Я хотел спросить: об одной женщине идет речь или о двух? И не спросил.
— А успех? А удача? — подала голос Настасья.
— Будут. И успех, и удача. Почти слава. Вот только богатства и счастья не принесут.
— А счастье? — не унималась Настасья. — Разве не ждет его счастье?
— Да он сам счастье. Богатый молодой человек. Задатки имею я в виду. Чего ж ему еще?
— Скажите, — произнесла Настасья, бледнея, — а нет ли там каких тайных опасностей? Не следует ли ему чего-нибудь остерегаться?
Вопрос показался мне странным.
Ответ тоже.
— Получается, бояться ему надо не тех, кто станет ему зла желать.
— Чего же мне следует бояться?
— Человека, который вас не знает. Обстоятельств, которых нет. Чужих игр.

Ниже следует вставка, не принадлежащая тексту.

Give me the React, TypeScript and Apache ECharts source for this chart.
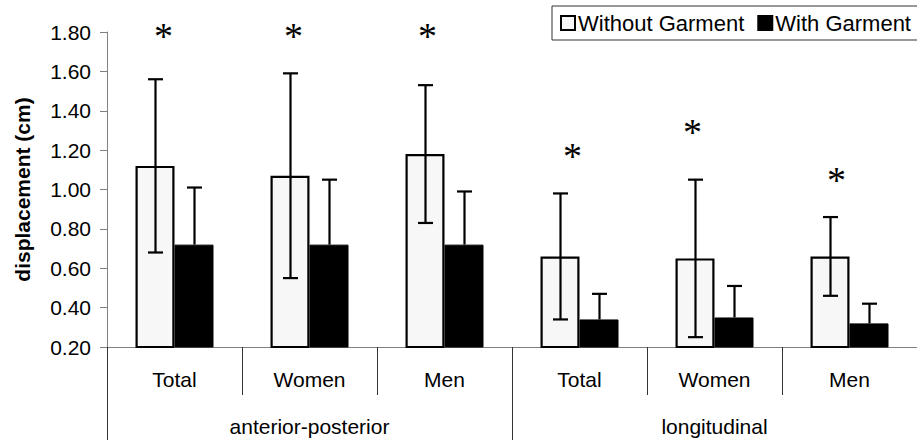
import React, { useEffect, useRef } from "react";
import * as echarts from "echarts";

// Category labels (inner row) and grouping labels (outer row)
const categories = ["Total", "Women", "Men", "Total", "Women", "Men"];
const groups = ["anterior-posterior", "longitudinal"];
const seriesNames = ["Without Garment", "With Garment"];

// Mean displacement (cm) and standard deviation per category
const withoutMean = [1.12, 1.07, 1.18, 0.66, 0.65, 0.66];
const withoutSD = [0.44, 0.52, 0.35, 0.32, 0.4, 0.2];
const withMean = [0.72, 0.72, 0.72, 0.34, 0.35, 0.32];
const withSD = [0.29, 0.33, 0.27, 0.13, 0.16, 0.1];

// Height of the significance markers (in axis units)
const starLevel = [1.8, 1.8, 1.8, 1.19, 1.31, 1.07];

// Value axis ticks
const yMin = 0.2;
const yMax = 1.8;
const yStep = 0.2;

// Layout constants
const BAR_W = 39;
const CAP_W = 15;
const starShift = [-11, -16, -17, -7, -22, -13];
const FONT = "'Liberation Sans', Arial, sans-serif";

export default function App() {
  const ref = useRef<HTMLDivElement>(null);

  useEffect(() => {
    if (!ref.current) return;
    const chart = echarts.init(ref.current, null, { renderer: "svg" });

    // [category, low, high]; filled bars only need the upper whisker
    const errData = (mean: number[], sd: number[], upperOnly: boolean) =>
      mean.map((m, i) => [i, upperOnly ? m : +(m - sd[i]).toFixed(3), +(m + sd[i]).toFixed(3)]);

    const errorSeries = (name: string, mean: number[], sd: number[], shift: number, upperOnly: boolean) => ({
      type: "custom",
      name: name + " SD",
      xAxisIndex: 0,
      z: 5,
      silent: true,
      encode: { x: 0, y: [1, 2] },
      data: errData(mean, sd, upperOnly),
      renderItem: (_params: any, api: any) => {
        const idx = api.value(0);
        const lo = api.coord([idx, api.value(1)]);
        const hi = api.coord([idx, api.value(2)]);
        const cx = Math.round(hi[0] + shift) + 0.5;
        const st = { stroke: "#000", lineWidth: 2.2 };
        const children: any[] = [
          { type: "line", shape: { x1: cx, y1: hi[1], x2: cx, y2: lo[1] }, style: st },
          { type: "line", shape: { x1: cx - CAP_W / 2, y1: hi[1], x2: cx + CAP_W / 2, y2: hi[1] }, style: st },
        ];
        if (!upperOnly) {
          children.push({
            type: "line",
            shape: { x1: cx - CAP_W / 2, y1: lo[1], x2: cx + CAP_W / 2, y2: lo[1] },
            style: st,
          });
        }
        return { type: "group", children };
      },
    });

    chart.setOption({
      animation: false,
      backgroundColor: "#fff",
      textStyle: { fontFamily: FONT },
      legend: {
        left: 552,
        top: 6,
        width: 420,
        orient: "horizontal",
        padding: [6, 30, 6, 8],
        itemWidth: 14,
        itemHeight: 14,
        itemGap: 13,
        icon: "rect",
        borderColor: "#333",
        borderWidth: 1,
        data: seriesNames,
        textStyle: { fontSize: 22, color: "#000", fontFamily: FONT, padding: [0, 0, 0, -2] },
      },
      grid: { left: 107, right: 0, top: 32, bottom: 96, containLabel: false },
      xAxis: [
        {
          type: "category",
          data: categories,
          position: "bottom",
          axisLine: { show: true, lineStyle: { color: "#808080", width: 1 } },
          axisTick: { show: true, interval: 0, length: 48, lineStyle: { color: "#333", width: 1 } },
          axisLabel: { interval: 0, margin: 22, fontSize: 21, color: "#000", fontFamily: FONT },
        },
        {
          type: "category",
          data: groups,
          position: "bottom",
          axisLine: { show: false },
          axisTick: { show: true, interval: 0, length: 93, lineStyle: { color: "#333", width: 1 } },
          axisLabel: { interval: 0, margin: 69, fontSize: 21, color: "#000", fontFamily: FONT },
        },
      ],
      yAxis: {
        type: "value",
        min: yMin,
        max: yMax,
        interval: yStep,
        name: "displacement (cm)",
        nameLocation: "middle",
        nameGap: 74,
        nameTextStyle: { fontSize: 21, fontWeight: "bold", color: "#000", fontFamily: FONT },
        axisLine: { show: true, lineStyle: { color: "#808080", width: 1 } },
        axisTick: { show: true, length: 7, lineStyle: { color: "#808080" } },
        axisLabel: {
          margin: 16,
          fontSize: 21,
          color: "#000",
          fontFamily: FONT,
          formatter: (v: number) => v.toFixed(2),
        },
        splitLine: { show: false },
      },
      series: [
        {
          type: "bar",
          name: seriesNames[0],
          data: withoutMean,
          barWidth: BAR_W,
          barGap: "0%",
          itemStyle: { color: "#f7f7f7", borderColor: "#000", borderWidth: 2.2 },
          z: 2,
        },
        {
          type: "bar",
          name: seriesNames[1],
          data: withMean,
          barWidth: BAR_W,
          barGap: "0%",
          itemStyle: { color: "#000", borderColor: "#000", borderWidth: 1 },
          z: 2,
        },
        errorSeries(seriesNames[0], withoutMean, withoutSD, -BAR_W / 2, false),
        errorSeries(seriesNames[1], withMean, withSD, BAR_W / 2, true),
        {
          type: "custom",
          name: "significance",
          xAxisIndex: 0,
          z: 6,
          silent: true,
          encode: { x: 0, y: 1 },
          data: starLevel.map((v, i) => [i, v]),
          renderItem: (params: any, api: any) => {
            const p = api.coord([api.value(0), api.value(1)]);
            return {
              type: "text",
              x: p[0] + starShift[params.dataIndex],
              y: p[1] + 4,
              style: {
                text: "*",
                fontSize: 38,
                fontFamily: "'Liberation Serif', 'Times New Roman', serif",
                fill: "#000",
                align: "center",
                verticalAlign: "middle",
              },
            };
          },
        },
      ],
    });

    return () => chart.dispose();
  }, []);

  return <div ref={ref} style={{ width: 917, height: 443, position: "absolute", left: 0, top: 0 }} />;
}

Последовала пауза. Мурашки у меня по спине пробежали — без видимой, собственно, причины.
— Выручит вас то, чего нет.
Я внезапно устал, словно воду на мне возили.
— А в ближайшее время что меня ждет?
Гадалка вгляделась, подумала, отложила свое внушительное увеличительное стекло в латунной оправе.
— Перемена участи, — сказала она. — Перемена планов. Все. Только не благодарите, за гадание спасибо не говорят. Настасья, на вас карты раскинуть? Или в другой раз?
— Сейчас, сейчас. — Возлюбленная моя была явно расстроена.